Dual Mutations in MSMEG_0965 and MSMEG_1380 Confer High-Level Resistance to Bortezomib and Linezolid by Both Reducing Drug Intake and Increasing Efflux in Mycobacterium smegmatis

The emergence of multidrug-resistant and extensively drug-resistant Mycobacterium tuberculosis strains poses serious challenges to global tuberculosis control, highlighting the urgent need to elucidate the mechanisms underlying multidrug resistance. In this study, we screened for spontaneous bortezomib (BTZ)-resistant Mycobacterium smegmatis (Msm) mutants and identified a strain, Msm-R1-2, exhibiting 16- and 64-fold increases in minimum inhibitory concentrations (MICs) to BTZ and linezolid (LZD), respectively, compared to the parental strain. Whole-genome sequencing revealed resistance-associated mutations in two functionally distinct genes: MSMEG_1380, encoding a transcriptional regulator involved in efflux pump expression, and MSMEG_0965, encoding a porin protein.
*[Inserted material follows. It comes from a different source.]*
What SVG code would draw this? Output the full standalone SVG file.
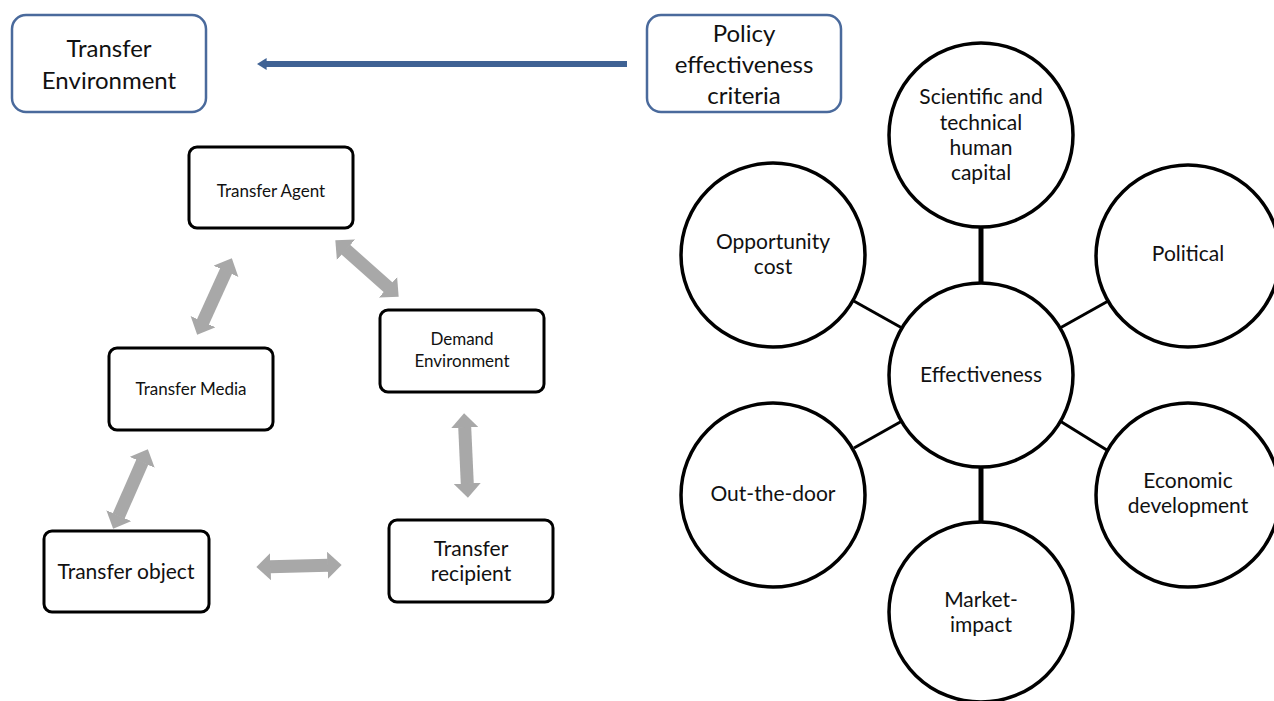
<svg xmlns="http://www.w3.org/2000/svg" width="1274" height="701" viewBox="0 0 1274 701">
<defs>
<style>
text{font-family:Lato,"Liberation Sans",sans-serif;fill:#111;text-anchor:middle}
.bbox{fill:#fff;stroke:#4a6a9c;stroke-width:2.5}
.box{fill:#fff;stroke:#000;stroke-width:3}
.circ{fill:#fff;stroke:#000;stroke-width:3.5}
.gray{stroke:#a8a8a8;stroke-width:13;fill:none;marker-start:url(#gh);marker-end:url(#gh)}
.spoke{stroke:#000;stroke-width:3}
.spokeV{stroke:#000;stroke-width:5}
.t24{font-size:24px}
.t21{font-size:21px}
.t17{font-size:17px}
</style>
<marker id="gh" viewBox="0 0 1.1 2.1" refX="0.05" refY="1.05" markerWidth="1.1" markerHeight="2.1" orient="auto-start-reverse" markerUnits="strokeWidth">
<path d="M0,0 L1.1,1.05 L0,2.1 z" fill="#a8a8a8"/>
</marker>
<marker id="bh" viewBox="0 0 2 2" refX="0.1" refY="1" markerWidth="2" markerHeight="2" orient="auto" markerUnits="strokeWidth">
<path d="M0,0 L1.6,1 L0,2 z" fill="#3f6294"/>
</marker>
</defs>

<g id="connectors">
<line x1="627" y1="64" x2="266" y2="64" stroke="#3f6294" stroke-width="6" marker-end="url(#bh)"/>
<line class="gray" x1="226.2" y1="270.7" x2="202.8" y2="322.3"/>
<line class="gray" x1="345.5" y1="249.3" x2="388.5" y2="287.7"/>
<line class="gray" x1="464.7" y1="427" x2="467.3" y2="484"/>
<line class="gray" x1="142.4" y1="461.8" x2="118.6" y2="516.2"/>
<line class="gray" x1="270" y1="566.7" x2="328" y2="565.3"/>
<line class="spokeV" x1="981" y1="226" x2="981" y2="285"/>
<line class="spokeV" x1="981" y1="465" x2="981" y2="523"/>
<line class="spoke" x1="852" y1="300" x2="902" y2="328"/>
<line class="spoke" x1="1060" y1="328" x2="1110" y2="300"/>
<line class="spoke" x1="854" y1="448" x2="902" y2="421"/>
<line class="spoke" x1="1060" y1="421" x2="1110" y2="452"/>
</g>

<g id="transfer-environment">
<rect class="bbox" x="12" y="15" width="194" height="97" rx="14"/>
<text class="t24" x="109" y="57">Transfer</text>
<text class="t24" x="109" y="89">Environment</text>
</g>
<g id="policy-criteria">
<rect class="bbox" x="647" y="15" width="194" height="97" rx="14"/>
<text class="t24" x="744" y="42">Policy</text>
<text class="t24" x="744" y="73">effectiveness</text>
<text class="t24" x="744" y="104">criteria</text>
</g>

<g id="transfer-agent">
<rect class="box" x="189" y="147" width="164" height="81" rx="8"/>
<text class="t17" x="271" y="197">Transfer Agent</text>
</g>
<g id="demand-environment">
<rect class="box" x="380" y="310" width="164" height="82" rx="8"/>
<text class="t17" x="462" y="345">Demand</text>
<text class="t17" x="462" y="367">Environment</text>
</g>
<g id="transfer-media">
<rect class="box" x="109" y="348" width="164" height="82" rx="8"/>
<text class="t17" x="191" y="395">Transfer Media</text>
</g>
<g id="transfer-object">
<rect class="box" x="44" y="531" width="165" height="81" rx="8"/>
<text class="t21" x="126" y="579">Transfer object</text>
</g>
<g id="transfer-recipient">
<rect class="box" x="389" y="520" width="164" height="82" rx="8"/>
<text class="t21" x="471" y="556">Transfer</text>
<text class="t21" x="471" y="581">recipient</text>
</g>

<g id="scientific">
<ellipse class="circ" cx="981" cy="135" rx="92" ry="92"/>
<text class="t21" x="981" y="104">Scientific and</text>
<text class="t21" x="981" y="130">technical</text>
<text class="t21" x="981" y="155">human</text>
<text class="t21" x="981" y="180">capital</text>
</g>
<g id="opportunity">
<ellipse class="circ" cx="773" cy="255" rx="92" ry="92"/>
<text class="t21" x="773" y="249">Opportunity</text>
<text class="t21" x="773" y="274">cost</text>
</g>
<g id="political">
<ellipse class="circ" cx="1188" cy="256" rx="92" ry="91"/>
<text class="t21" x="1188" y="261">Political</text>
</g>
<g id="effectiveness">
<ellipse class="circ" cx="981" cy="375" rx="92" ry="92"/>
<text class="t21" x="981" y="382">Effectiveness</text>
</g>
<g id="out-the-door">
<ellipse class="circ" cx="773" cy="495" rx="92" ry="92"/>
<text class="t21" x="773" y="501">Out-the-door</text>
</g>
<g id="economic">
<ellipse class="circ" cx="1188" cy="495" rx="92" ry="92"/>
<text class="t21" x="1188" y="488">Economic</text>
<text class="t21" x="1188" y="513">development</text>
</g>
<g id="market-impact">
<ellipse class="circ" cx="981" cy="612" rx="92" ry="90"/>
<text class="t21" x="981" y="607">Market-</text>
<text class="t21" x="981" y="632">impact</text>
</g>
</svg>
CRISPR-Cpf1-assisted gene knockout and editing experiments confirmed that single mutations in either MSMEG_1380 or MSMEG_0965 caused low-level resistance (4-fold MIC increase) to BTZ and LZD, while dual mutations conferred resistance levels comparable to Msm-R1-2, with 16- and 64-fold increases in MICs for BTZ and LZD, respectively. An ethidium bromide accumulation assay demonstrated that mutations in MSMEG_0965 reduce cell wall permeability, contributing to multidrug resistance. Furthermore, quantitative real-time PCR showed that mutations in MSMEG_1380 upregulate the mmpS5-mmpL5 efflux system. Together, these dual mechanisms function synergistically: restricted drug entry combined with enhanced drug efflux confers robust multidrug resistance. These findings provide novel insights into the evolutionary mechanisms of resistance in mycobacteria.